Other:

There are various other research programs I have been involved with over the past several years which include.

a. Trying to probe Chlamydomonas with electrodes to extract electrical currents from the cells (Ryu et al. 2008; Ryu et al. 2010).
b. Dissecting fermentation pathways in Chlamydomonas (Grossman et al., 2007; Mus et al. 2007; Dubini et al., 2009 ; Grossman et al., 2010)
c. Illumina sequence analysis of the Chlamydomonas transcriptome (Gonzalez-Ballester et al., 2010).
d. Help in organizing and generating funds for the Porphyra and Phaeocystis genome projects (both have been selected by DOE for support; the genomes will be sequenced by the Joint Genome Institutes).
e. Demonstrating cross-talk between phosphorus and sulfur metabolism in Chlamydomonas (Moseley et al., 2009a, in Submission; Moseley et al 2009b).

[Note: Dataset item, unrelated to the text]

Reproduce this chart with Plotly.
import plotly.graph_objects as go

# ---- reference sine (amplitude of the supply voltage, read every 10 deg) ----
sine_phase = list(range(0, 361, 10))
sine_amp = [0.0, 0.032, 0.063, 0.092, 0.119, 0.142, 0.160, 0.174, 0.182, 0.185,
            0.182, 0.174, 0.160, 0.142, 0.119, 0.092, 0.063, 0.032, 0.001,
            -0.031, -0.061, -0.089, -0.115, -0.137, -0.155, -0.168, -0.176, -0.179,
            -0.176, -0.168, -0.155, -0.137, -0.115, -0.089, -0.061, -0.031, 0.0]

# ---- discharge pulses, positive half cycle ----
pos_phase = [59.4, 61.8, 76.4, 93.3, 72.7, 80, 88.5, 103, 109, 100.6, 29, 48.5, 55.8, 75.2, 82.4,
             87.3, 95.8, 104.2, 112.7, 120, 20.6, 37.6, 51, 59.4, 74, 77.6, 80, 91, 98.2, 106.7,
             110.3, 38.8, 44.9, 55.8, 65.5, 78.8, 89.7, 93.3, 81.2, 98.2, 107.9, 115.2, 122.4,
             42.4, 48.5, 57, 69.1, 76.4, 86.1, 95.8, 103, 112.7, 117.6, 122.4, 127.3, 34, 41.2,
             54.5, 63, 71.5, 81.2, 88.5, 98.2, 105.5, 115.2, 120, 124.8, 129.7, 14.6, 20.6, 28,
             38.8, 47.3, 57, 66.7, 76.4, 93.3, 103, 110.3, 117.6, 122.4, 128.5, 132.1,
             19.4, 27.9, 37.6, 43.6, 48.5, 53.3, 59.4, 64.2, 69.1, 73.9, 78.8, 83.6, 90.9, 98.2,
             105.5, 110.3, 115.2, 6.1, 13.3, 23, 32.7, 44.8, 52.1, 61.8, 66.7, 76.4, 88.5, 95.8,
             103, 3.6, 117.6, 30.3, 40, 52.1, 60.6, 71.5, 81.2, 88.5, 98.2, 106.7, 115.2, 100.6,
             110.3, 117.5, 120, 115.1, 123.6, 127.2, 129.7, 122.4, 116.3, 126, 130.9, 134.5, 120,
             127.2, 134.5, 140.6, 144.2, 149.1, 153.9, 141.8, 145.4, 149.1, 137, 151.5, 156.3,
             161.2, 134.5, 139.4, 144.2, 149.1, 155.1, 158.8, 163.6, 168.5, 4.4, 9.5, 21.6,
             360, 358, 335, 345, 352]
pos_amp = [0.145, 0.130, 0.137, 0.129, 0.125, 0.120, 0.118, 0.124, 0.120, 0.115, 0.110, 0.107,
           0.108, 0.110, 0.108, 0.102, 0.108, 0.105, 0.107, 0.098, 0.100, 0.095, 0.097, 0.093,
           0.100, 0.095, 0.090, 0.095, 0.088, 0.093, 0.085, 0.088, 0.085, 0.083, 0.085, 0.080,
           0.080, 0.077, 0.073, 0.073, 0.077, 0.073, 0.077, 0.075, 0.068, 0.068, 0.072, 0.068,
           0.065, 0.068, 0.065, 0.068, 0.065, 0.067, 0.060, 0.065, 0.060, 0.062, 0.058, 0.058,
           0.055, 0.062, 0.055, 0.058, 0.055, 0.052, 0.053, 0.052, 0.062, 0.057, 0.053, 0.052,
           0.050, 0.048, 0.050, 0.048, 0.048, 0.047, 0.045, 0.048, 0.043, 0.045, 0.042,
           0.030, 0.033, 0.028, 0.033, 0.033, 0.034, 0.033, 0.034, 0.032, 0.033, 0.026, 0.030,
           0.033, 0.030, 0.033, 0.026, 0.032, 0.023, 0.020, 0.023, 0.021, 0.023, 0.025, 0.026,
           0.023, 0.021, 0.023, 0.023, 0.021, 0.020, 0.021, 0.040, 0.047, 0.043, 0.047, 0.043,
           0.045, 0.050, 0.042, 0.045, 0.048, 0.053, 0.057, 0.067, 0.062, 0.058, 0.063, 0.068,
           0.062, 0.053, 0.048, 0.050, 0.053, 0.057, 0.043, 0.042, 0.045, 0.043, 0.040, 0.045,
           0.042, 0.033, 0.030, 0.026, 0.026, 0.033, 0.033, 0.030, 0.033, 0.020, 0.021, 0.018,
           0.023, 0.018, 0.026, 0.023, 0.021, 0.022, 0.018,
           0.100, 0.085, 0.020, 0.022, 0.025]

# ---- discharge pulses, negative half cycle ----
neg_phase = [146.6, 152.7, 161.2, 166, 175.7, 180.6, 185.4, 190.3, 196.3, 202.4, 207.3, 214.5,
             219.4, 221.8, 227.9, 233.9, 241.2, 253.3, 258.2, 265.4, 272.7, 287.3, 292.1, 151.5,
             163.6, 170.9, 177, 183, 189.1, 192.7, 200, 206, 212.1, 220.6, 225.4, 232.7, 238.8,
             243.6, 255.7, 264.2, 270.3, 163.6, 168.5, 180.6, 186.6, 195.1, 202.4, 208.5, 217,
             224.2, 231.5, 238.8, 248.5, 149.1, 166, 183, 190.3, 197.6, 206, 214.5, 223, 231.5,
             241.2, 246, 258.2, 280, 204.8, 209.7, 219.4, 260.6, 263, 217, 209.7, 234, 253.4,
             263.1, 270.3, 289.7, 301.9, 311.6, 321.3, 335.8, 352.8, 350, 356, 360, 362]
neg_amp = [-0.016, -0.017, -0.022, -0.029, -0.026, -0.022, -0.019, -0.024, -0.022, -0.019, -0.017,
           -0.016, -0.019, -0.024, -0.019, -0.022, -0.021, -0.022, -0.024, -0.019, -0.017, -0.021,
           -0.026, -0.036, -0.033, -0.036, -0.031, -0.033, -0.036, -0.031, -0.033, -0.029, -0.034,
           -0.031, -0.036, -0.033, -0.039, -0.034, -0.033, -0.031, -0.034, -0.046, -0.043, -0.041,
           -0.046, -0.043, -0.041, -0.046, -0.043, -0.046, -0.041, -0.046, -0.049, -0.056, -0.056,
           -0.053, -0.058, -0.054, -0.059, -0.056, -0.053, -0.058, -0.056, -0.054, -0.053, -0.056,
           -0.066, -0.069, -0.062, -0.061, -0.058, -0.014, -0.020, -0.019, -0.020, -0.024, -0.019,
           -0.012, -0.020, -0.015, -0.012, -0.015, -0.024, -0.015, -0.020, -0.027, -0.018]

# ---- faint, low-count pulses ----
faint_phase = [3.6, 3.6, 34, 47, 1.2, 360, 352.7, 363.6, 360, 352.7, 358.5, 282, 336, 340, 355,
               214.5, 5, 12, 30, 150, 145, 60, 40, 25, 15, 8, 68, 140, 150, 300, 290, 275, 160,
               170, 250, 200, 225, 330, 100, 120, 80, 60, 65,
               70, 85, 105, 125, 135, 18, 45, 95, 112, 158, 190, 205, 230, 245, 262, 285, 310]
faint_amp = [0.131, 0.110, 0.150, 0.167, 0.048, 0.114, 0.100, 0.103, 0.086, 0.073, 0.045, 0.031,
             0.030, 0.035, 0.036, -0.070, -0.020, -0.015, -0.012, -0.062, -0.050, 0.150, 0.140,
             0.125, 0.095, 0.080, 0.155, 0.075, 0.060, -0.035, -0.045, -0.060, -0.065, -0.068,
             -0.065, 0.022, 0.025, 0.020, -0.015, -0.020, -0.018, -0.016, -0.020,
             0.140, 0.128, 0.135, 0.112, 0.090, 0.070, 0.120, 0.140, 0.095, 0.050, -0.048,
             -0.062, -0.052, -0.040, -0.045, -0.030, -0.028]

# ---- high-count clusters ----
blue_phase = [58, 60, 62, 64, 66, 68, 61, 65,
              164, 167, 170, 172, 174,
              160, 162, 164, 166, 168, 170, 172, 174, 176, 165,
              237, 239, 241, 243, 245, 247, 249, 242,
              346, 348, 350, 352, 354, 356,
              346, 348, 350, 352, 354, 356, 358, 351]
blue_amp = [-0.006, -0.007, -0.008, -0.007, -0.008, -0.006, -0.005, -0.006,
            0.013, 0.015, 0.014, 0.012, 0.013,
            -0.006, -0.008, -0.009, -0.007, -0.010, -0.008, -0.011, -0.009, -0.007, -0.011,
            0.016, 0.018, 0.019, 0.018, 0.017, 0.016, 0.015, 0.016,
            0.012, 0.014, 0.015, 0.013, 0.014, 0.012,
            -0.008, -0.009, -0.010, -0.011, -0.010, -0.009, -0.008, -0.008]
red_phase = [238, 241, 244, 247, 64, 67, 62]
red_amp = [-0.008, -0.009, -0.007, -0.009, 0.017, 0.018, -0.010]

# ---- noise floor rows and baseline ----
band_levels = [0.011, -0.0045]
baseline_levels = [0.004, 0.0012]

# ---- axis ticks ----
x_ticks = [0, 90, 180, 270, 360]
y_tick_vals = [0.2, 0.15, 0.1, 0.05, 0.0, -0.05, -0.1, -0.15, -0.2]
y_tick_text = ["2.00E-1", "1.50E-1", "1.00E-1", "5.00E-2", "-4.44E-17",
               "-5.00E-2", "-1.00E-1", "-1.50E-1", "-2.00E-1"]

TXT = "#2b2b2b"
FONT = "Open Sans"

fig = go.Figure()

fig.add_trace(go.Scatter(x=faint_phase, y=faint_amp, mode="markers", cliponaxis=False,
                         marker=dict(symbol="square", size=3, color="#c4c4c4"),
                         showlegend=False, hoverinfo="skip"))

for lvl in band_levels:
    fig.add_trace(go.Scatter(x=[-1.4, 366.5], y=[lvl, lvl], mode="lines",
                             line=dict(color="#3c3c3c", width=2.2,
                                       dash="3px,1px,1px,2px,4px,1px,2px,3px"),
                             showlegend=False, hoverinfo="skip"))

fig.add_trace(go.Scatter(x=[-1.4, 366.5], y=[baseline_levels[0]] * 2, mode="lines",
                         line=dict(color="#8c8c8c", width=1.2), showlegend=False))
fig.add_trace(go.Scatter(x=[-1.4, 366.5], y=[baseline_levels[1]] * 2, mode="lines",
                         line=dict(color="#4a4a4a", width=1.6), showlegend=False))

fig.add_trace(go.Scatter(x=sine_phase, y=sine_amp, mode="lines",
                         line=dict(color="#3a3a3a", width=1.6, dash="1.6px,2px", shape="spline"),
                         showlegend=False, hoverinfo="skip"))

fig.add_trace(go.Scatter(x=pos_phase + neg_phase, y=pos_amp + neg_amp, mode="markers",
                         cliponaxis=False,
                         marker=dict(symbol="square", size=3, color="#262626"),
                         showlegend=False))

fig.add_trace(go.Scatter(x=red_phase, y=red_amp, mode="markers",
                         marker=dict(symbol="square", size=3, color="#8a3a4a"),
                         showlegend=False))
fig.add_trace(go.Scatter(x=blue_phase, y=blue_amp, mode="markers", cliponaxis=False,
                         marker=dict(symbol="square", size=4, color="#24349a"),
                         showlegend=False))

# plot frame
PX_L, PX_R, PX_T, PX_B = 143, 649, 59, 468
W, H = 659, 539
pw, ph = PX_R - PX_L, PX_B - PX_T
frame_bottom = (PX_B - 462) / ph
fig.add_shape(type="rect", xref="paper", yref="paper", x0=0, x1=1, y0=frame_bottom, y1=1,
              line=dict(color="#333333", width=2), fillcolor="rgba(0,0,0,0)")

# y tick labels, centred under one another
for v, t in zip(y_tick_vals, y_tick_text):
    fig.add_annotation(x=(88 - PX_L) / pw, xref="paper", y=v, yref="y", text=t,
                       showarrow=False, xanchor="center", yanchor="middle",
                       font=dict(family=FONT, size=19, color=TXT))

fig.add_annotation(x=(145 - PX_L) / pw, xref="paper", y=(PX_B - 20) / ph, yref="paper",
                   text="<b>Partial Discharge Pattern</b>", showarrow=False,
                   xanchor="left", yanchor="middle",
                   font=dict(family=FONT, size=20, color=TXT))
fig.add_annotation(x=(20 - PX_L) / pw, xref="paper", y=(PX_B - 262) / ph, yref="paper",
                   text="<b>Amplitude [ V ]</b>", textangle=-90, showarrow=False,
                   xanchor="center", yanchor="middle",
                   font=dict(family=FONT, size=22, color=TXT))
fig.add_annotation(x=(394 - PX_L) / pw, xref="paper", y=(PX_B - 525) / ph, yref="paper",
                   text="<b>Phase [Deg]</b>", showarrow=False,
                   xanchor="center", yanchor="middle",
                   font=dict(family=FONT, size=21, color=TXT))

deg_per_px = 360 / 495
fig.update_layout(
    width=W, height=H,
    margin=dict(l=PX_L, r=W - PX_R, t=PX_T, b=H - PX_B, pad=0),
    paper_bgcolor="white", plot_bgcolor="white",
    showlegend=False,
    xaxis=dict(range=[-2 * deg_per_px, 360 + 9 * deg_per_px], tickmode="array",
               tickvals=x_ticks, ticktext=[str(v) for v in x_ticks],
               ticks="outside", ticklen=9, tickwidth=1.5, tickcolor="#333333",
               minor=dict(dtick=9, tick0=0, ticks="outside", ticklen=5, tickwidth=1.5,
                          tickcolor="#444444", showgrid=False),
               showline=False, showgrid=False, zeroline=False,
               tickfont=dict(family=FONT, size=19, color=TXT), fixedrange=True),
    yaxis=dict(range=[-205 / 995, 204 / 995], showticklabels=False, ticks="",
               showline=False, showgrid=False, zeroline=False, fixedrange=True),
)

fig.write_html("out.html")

f. Analysis of gene/protein variation at different temperatures (50-70°C) in the hot spring mats to try to understand changes in protein features at higher temperatures and the extent of variability in specific proteins (Michelle Davies, Devaki Bhaya, George Asimenos and Serafim Batzoglou and et al., unpublished).
g. Development of single-cell technology with Devaki Bhaya and Dick Zare (Huang et al., 2007) to examine the full gene complement in single cells from hot spring mats and how they vary among isolated cells.
h. Developing an understanding of factors that are causing degradation of the coral reefs and the interaction between the cnidarian (animal partner) and the alga (dinoflagellate called Symbiodinium; photosynthetic partner) in the formation of the endosymbiotic association required for coral survival. Elevated temperatures and changing pH of marine ecosystems are beginning to adversely affect the coral reefs. We are trying to establish, at the molecular level, how and why this is happening.